Both the singer and the woman he is singing to appear to be on the rebound from prior relationships. The singer recognizes that he is not a "handsome Dan" or a "sweet talking Romeo" and admits that he has "been around a time or two". He is not bothered with the possibility that the woman may have "been around too." Although the singer knows how messy and rough love can be, he claims that he is ready for it, but insists that the woman must also be equally tough and willing to take chances.

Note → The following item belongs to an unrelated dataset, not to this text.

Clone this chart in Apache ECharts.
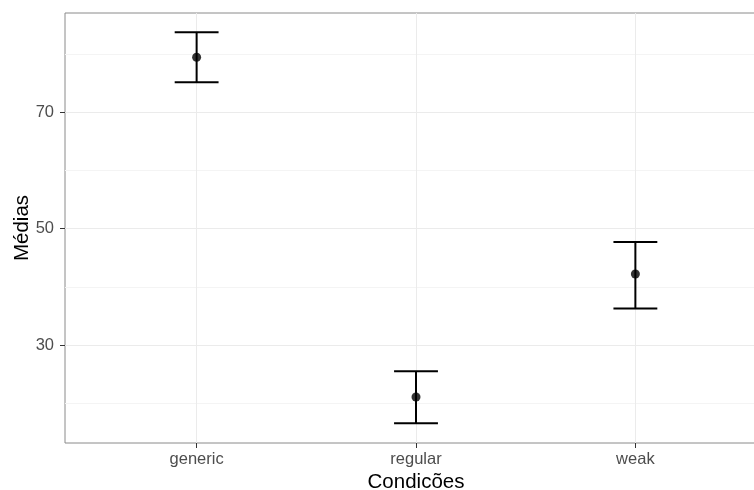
<!DOCTYPE html>
<html><head><meta charset="utf-8">
<script src="https://cdn.jsdelivr.net/npm/echarts@6/dist/echarts.min.js"></script>
<style>html,body{margin:0;padding:0;background:#fff}#c{width:754px;height:490px}</style>
</head><body><div id="c"></div>
<script>
const categories = ['generic', 'regular', 'weak'];
const means = [79.4, 21.1, 42.2];
const lower = [75.1, 16.6, 36.3];
const upper = [83.7, 25.5, 47.7];
const yTicks = [30, 50, 70];
const yMinorGrid = [20, 40, 60, 80];

const pos = categories.map((c, i) => i + 1);
const pointData = pos.map((x, i) => [x, means[i]]);
const barData = pos.map((x, i) => [x, lower[i], upper[i]]);

const chart = echarts.init(document.getElementById('c'));
const font = 'Liberation Sans, Arial, sans-serif';
chart.setOption({
  animation: false,
  grid: { left: 65, top: 13, width: 702, height: 430, containLabel: false, outerBoundsMode: 'none',
    show: true, borderColor: '#8a8a8a', borderWidth: 1, backgroundColor: '#fff' },
  xAxis: {
    type: 'value', min: 0.4, max: 3.6,
    name: 'Condicões', nameLocation: 'middle', nameGap: 29, nameMoveOverlap: false,
    nameTextStyle: { fontFamily: font, fontSize: 20.5, color: '#000' },
    axisLine: { show: false },
    axisTick: { show: true, length: 5, customValues: pos, lineStyle: { color: '#333' } },
    axisLabel: { customValues: pos, fontFamily: font, fontSize: 16.5, color: '#4d4d4d', margin: 8,
      formatter: v => categories[Math.round(v) - 1] || '' },
    splitLine: { show: true, lineStyle: { color: '#ebebeb', width: 1 } }
  },
  yAxis: [{
    type: 'value', min: 13.2, max: 87,
    name: 'Médias', nameLocation: 'middle', nameGap: 32, nameRotate: 90, nameMoveOverlap: false,
    nameTextStyle: { fontFamily: font, fontSize: 20.5, color: '#000' },
    axisLine: { show: false },
    axisTick: { show: true, length: 5, customValues: yTicks, lineStyle: { color: '#333' } },
    axisLabel: { customValues: yTicks, fontFamily: font, fontSize: 16.5, color: '#4d4d4d', margin: 11 },
    splitLine: { show: true, lineStyle: { color: '#ebebeb', width: 1 } }
  }, {
    type: 'value', min: 13.2, max: 87, position: 'left',
    axisLine: { show: false },
    axisTick: { show: false, customValues: yMinorGrid },
    axisLabel: { show: false, customValues: yMinorGrid },
    splitLine: { show: true, lineStyle: { color: '#f4f4f4', width: 1 } }
  }],
  series: [{
    type: 'custom',
    data: barData,
    z: 3,
    renderItem: function (params, api) {
      const x = api.value(0);
      const lo = api.coord([x, api.value(1)]);
      const hi = api.coord([x, api.value(2)]);
      const l = api.coord([x - 0.1, api.value(1)])[0];
      const r = api.coord([x + 0.1, api.value(1)])[0];
      const style = { stroke: '#000', lineWidth: 2 };
      return { type: 'group', children: [
        { type: 'line', shape: { x1: lo[0], y1: lo[1], x2: hi[0], y2: hi[1] }, style },
        { type: 'line', shape: { x1: l, y1: lo[1], x2: r, y2: lo[1] }, style },
        { type: 'line', shape: { x1: l, y1: hi[1], x2: r, y2: hi[1] }, style }
      ]};
    }
  }, {
    type: 'scatter', data: pointData, symbolSize: 9, z: 4,
    itemStyle: { color: '#000' }
  }]
});
</script></body></html>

The song is in some ways reminiscent of Springsteen's earlier song "Thunder Road", in which the singer wants to take the woman away, even though he tells her that "you ain't a beauty but hey you're alright". But unlike the earlier song, in this song the singer's goals are more realistic – rather than looking to run away with the woman, here he just wants to ask the woman to dance.
In the context of this song the phrase, 'There's another dance, all you have to do is say yes,' is an allusion to taking a chance and falling in love.
This is echoed in the song "Girls in their Summer Clothes" which includes the line "Love's a fools' dance, I ain't got no sense, but I've still got my feet."

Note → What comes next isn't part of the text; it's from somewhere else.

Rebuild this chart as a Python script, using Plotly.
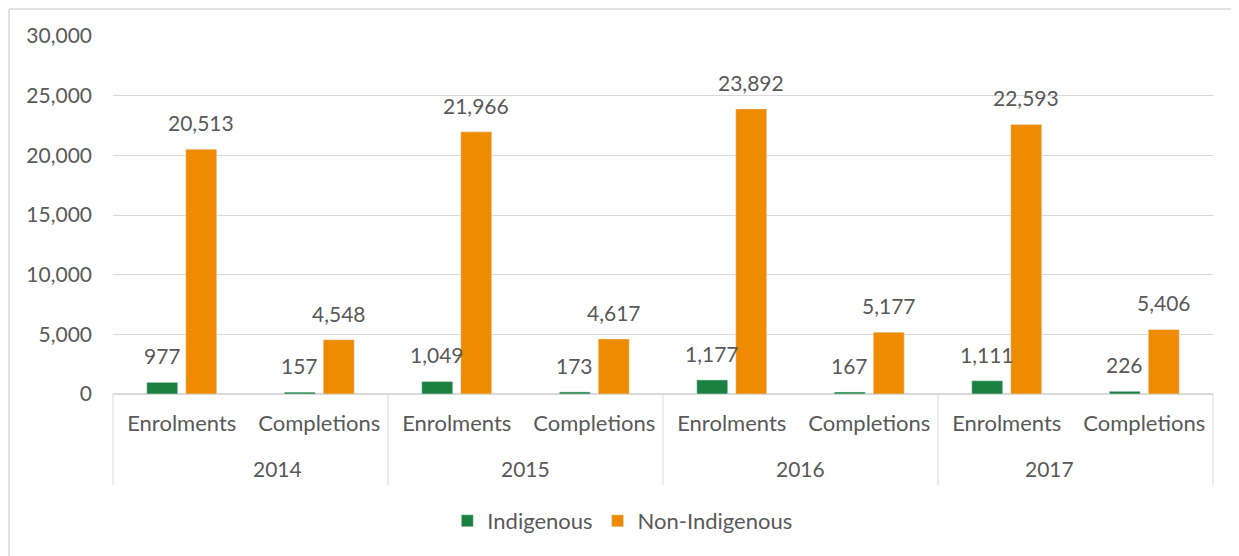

The music video features live concert footage interspersed with vignettes of couples made at venues on his "Tunnel of Love Express" tour. The video includes both gay and lesbian pairs interspersed with heterosexual couples as representatives of the artist's fans. Springsteen included this explicitly homosexual imagery with neither fanfare nor exploitation. Like several other music videos from the Tunnel of Love album, including "Brilliant Disguise", "Tunnel of Love" and "One Step Up", the video for "Tougher Than The Rest" was directed by Meiert Avis. The video was later released on the VHS and DVD Video Anthology / 1978–88.

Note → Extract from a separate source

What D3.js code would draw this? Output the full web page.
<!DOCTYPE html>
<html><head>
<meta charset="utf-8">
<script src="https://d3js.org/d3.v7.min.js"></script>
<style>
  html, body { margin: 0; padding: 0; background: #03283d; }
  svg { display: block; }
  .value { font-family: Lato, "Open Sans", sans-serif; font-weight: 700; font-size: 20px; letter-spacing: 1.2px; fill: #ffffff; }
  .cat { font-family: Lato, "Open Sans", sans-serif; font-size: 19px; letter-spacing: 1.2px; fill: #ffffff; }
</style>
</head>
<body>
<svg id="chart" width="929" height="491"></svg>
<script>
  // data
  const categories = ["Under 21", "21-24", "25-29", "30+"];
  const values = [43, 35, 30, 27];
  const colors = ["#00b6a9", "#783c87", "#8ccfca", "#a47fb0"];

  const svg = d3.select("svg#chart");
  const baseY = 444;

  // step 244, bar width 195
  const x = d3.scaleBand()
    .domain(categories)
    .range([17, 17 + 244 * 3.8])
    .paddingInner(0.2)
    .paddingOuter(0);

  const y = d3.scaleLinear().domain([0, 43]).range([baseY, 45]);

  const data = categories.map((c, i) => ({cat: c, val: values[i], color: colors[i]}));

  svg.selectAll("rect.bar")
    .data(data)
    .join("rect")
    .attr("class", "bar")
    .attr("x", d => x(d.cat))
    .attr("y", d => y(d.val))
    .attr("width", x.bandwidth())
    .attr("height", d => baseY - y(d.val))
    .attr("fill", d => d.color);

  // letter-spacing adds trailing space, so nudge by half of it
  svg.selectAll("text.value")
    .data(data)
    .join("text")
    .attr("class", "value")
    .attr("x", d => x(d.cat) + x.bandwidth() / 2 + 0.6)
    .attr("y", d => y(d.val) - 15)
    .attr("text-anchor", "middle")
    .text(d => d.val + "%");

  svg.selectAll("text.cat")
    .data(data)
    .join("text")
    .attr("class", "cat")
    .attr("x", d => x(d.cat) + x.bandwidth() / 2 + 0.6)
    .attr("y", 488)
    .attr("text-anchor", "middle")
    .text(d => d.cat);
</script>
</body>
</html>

==Live performance history==

"Tougher Than the Rest" has been reasonably popular in live performances. Next to "Brilliant Disguise", this song is the only other song from the album to receive several appearances live. From the Tunnel of Love Express Tour (where it typically opened the second set) that supported the initial release of the album through July 2005, the song received 98 live performances in concert. A live version of the song, recorded on April 27, 1988 at Los Angeles Memorial Sports Arena was released on the EP Chimes of Freedom. That version runs 6:39. This is the version which is displayed in the music video.

==Personnel==
According to authors Philippe Margotin and Jean-Michel Guesdon:

- Bruce Springsteen – vocals, guitars, harmonica, drum machine
- Danny Federici – organ
- Max Weinberg – snare drum, cymbals, maracas, tambourine

==Cover versions==
- Emmylou Harris recorded the song for her 1990 album Brand New Dance.
- A cover by Chris LeDoux peaked at number 67 on the Billboard Hot Country Singles & Tracks chart in 1995.
- Other cover versions have been recorded by Title Tracks, Everything but the Girl, The Mendoza Line, Darren Hayes, Travis Tritt, Shawn Colvin, Angel Olsen, Camera Obscura, and Nation of Language.
- Cher performed the song during her 1990 Heart of Stone Tour and it is included in her Live at the Mirage DVD of that tour.
- We Are Augustines also covered the song, on their iTunes Session album.
- Midland covered the song as a B-side to "Burn Out", via Spotify, and regularly perform it in their live shows.
- Australian singer Jimmy Barnes covered the song for his 2019 studio album My Criminal Record.
- John Mayer performed an acoustic version at his live show in Dublin on October 16, 2019. Mayer said the song was a birthday present to himself as it is one of his "favourite songs in the world".

==Charts==

===Weekly charts===

Weekly chart performance for "Tougher Than the Rest"
| Chart (1988) | Peak position |
|---|---|
| Australia (ARIA) | 35 |
| Austria (Ö3 Austria Top 40) | 11 |
| Belgium (Ultratop 50 Flanders) | 22 |
| Europe (Eurochart Hot 100) | 38 |
| Ireland (IRMA) | 10 |
| Italy (Musica e Dischi) | 13 |
| Netherlands (Dutch Top 40) | 13 |
| Netherlands (Single Top 100) | 17 |
| Switzerland (Schweizer Hitparade) | 3 |
| UK Singles (OCC) | 13 |
| West Germany (GfK) | 25 |

===Year-end charts===

Year-end chart performance for "Tougher Than the Rest"
| Chart (1988) | Position |
|---|---|
| Netherlands (Dutch Top 40) | 96 |

==Certifications==

Certifications for "Tougher Than the Rest"
| Region | Certification | Certified units/sales |
| Australia (ARIA) | Gold | 35,000^{‡} |
| Denmark (IFPI Danmark) | Gold | 45,000^{‡} |
^{‡} Sales+streaming figures based on certification alone.